All of the data should be output character for character, except the pictures.

• • • •

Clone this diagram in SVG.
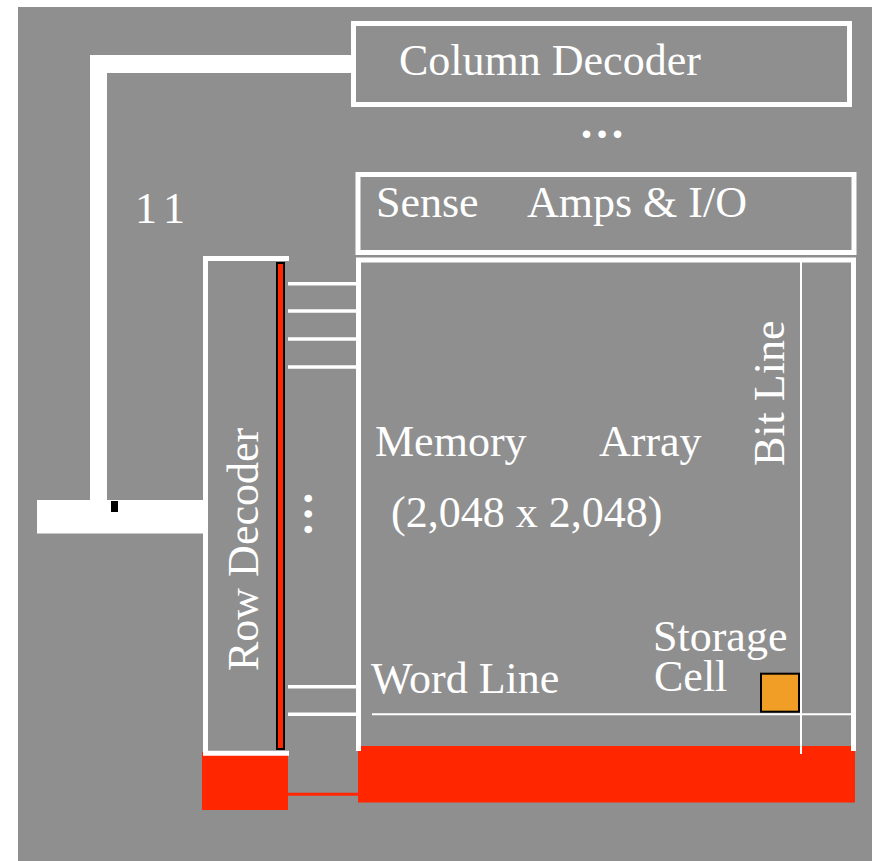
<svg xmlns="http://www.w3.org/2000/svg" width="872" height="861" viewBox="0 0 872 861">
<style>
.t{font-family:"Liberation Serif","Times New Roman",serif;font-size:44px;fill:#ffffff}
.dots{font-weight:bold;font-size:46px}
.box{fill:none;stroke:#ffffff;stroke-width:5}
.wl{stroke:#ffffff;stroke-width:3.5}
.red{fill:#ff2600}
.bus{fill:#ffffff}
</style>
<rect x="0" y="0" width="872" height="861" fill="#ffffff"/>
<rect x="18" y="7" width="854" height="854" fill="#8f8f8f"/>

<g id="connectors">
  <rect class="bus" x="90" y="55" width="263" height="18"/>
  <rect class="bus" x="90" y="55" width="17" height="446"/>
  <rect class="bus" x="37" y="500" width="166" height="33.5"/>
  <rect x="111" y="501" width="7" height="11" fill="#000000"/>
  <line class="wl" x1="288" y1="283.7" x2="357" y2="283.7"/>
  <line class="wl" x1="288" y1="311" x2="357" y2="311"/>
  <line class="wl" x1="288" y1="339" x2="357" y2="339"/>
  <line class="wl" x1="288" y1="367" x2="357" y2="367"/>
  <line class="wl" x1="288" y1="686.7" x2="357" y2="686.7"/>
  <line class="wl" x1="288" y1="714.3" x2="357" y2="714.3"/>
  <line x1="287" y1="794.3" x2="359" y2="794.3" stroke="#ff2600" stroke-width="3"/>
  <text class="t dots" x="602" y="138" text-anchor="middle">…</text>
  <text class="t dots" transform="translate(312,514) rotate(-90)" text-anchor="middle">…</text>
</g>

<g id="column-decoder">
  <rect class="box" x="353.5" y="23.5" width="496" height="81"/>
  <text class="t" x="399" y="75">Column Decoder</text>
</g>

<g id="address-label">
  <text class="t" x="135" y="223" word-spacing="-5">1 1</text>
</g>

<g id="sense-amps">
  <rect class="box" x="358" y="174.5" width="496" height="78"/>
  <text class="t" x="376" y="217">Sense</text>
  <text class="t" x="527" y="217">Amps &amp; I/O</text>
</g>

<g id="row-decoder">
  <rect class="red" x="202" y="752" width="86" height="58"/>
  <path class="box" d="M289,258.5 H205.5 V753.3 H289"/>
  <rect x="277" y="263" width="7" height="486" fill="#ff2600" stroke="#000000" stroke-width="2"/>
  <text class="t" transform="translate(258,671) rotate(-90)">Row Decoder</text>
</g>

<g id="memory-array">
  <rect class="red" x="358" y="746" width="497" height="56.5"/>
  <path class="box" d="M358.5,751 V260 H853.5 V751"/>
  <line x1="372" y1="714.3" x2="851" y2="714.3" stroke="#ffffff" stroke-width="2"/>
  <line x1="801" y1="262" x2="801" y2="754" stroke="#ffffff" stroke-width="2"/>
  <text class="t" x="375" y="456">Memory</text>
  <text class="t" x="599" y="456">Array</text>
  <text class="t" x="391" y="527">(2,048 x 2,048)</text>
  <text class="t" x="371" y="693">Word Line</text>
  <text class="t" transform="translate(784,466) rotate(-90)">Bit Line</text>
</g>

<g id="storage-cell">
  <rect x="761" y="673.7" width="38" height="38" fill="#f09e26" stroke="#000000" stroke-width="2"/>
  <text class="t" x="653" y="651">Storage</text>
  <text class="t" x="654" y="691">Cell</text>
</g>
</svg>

• • • •

**THE SOLUTION**
Clone this diagram in SVG.
<svg xmlns="http://www.w3.org/2000/svg" width="872" height="861" viewBox="0 0 872 861">
<style>
.t{font-family:"Liberation Serif","Times New Roman",serif;font-size:44px;fill:#ffffff}
.dots{font-weight:bold;font-size:46px}
.box{fill:none;stroke:#ffffff;stroke-width:5}
.wl{stroke:#ffffff;stroke-width:3.5}
.red{fill:#ff2600}
.bus{fill:#ffffff}
</style>
<rect x="0" y="0" width="872" height="861" fill="#ffffff"/>
<rect x="18" y="7" width="854" height="854" fill="#8f8f8f"/>

<g id="connectors">
  <rect class="bus" x="90" y="55" width="263" height="18"/>
  <rect class="bus" x="90" y="55" width="17" height="446"/>
  <rect class="bus" x="37" y="500" width="166" height="33.5"/>
  <rect x="111" y="501" width="7" height="11" fill="#000000"/>
  <line class="wl" x1="288" y1="283.7" x2="357" y2="283.7"/>
  <line class="wl" x1="288" y1="311" x2="357" y2="311"/>
  <line class="wl" x1="288" y1="339" x2="357" y2="339"/>
  <line class="wl" x1="288" y1="367" x2="357" y2="367"/>
  <line class="wl" x1="288" y1="686.7" x2="357" y2="686.7"/>
  <line class="wl" x1="288" y1="714.3" x2="357" y2="714.3"/>
  <line x1="287" y1="794.3" x2="359" y2="794.3" stroke="#ff2600" stroke-width="3"/>
  <text class="t dots" x="602" y="138" text-anchor="middle">…</text>
  <text class="t dots" transform="translate(312,514) rotate(-90)" text-anchor="middle">…</text>
</g>

<g id="column-decoder">
  <rect class="box" x="353.5" y="23.5" width="496" height="81"/>
  <text class="t" x="399" y="75">Column Decoder</text>
</g>

<g id="address-label">
  <text class="t" x="135" y="223" word-spacing="-5">1 1</text>
</g>

<g id="sense-amps">
  <rect class="box" x="358" y="174.5" width="496" height="78"/>
  <text class="t" x="376" y="217">Sense</text>
  <text class="t" x="527" y="217">Amps &amp; I/O</text>
</g>

<g id="row-decoder">
  <rect class="red" x="202" y="752" width="86" height="58"/>
  <path class="box" d="M289,258.5 H205.5 V753.3 H289"/>
  <rect x="277" y="263" width="7" height="486" fill="#ff2600" stroke="#000000" stroke-width="2"/>
  <text class="t" transform="translate(258,671) rotate(-90)">Row Decoder</text>
</g>

<g id="memory-array">
  <rect class="red" x="358" y="746" width="497" height="56.5"/>
  <path class="box" d="M358.5,751 V260 H853.5 V751"/>
  <line x1="372" y1="714.3" x2="851" y2="714.3" stroke="#ffffff" stroke-width="2"/>
  <line x1="801" y1="262" x2="801" y2="754" stroke="#ffffff" stroke-width="2"/>
  <text class="t" x="375" y="456">Memory</text>
  <text class="t" x="599" y="456">Array</text>
  <text class="t" x="391" y="527">(2,048 x 2,048)</text>
  <text class="t" x="371" y="693">Word Line</text>
  <text class="t" transform="translate(784,466) rotate(-90)">Bit Line</text>
</g>

<g id="storage-cell">
  <rect x="761" y="673.7" width="38" height="38" fill="#f09e26" stroke="#000000" stroke-width="2"/>
  <text class="t" x="653" y="651">Storage</text>
  <text class="t" x="654" y="691">Cell</text>
</g>
</svg>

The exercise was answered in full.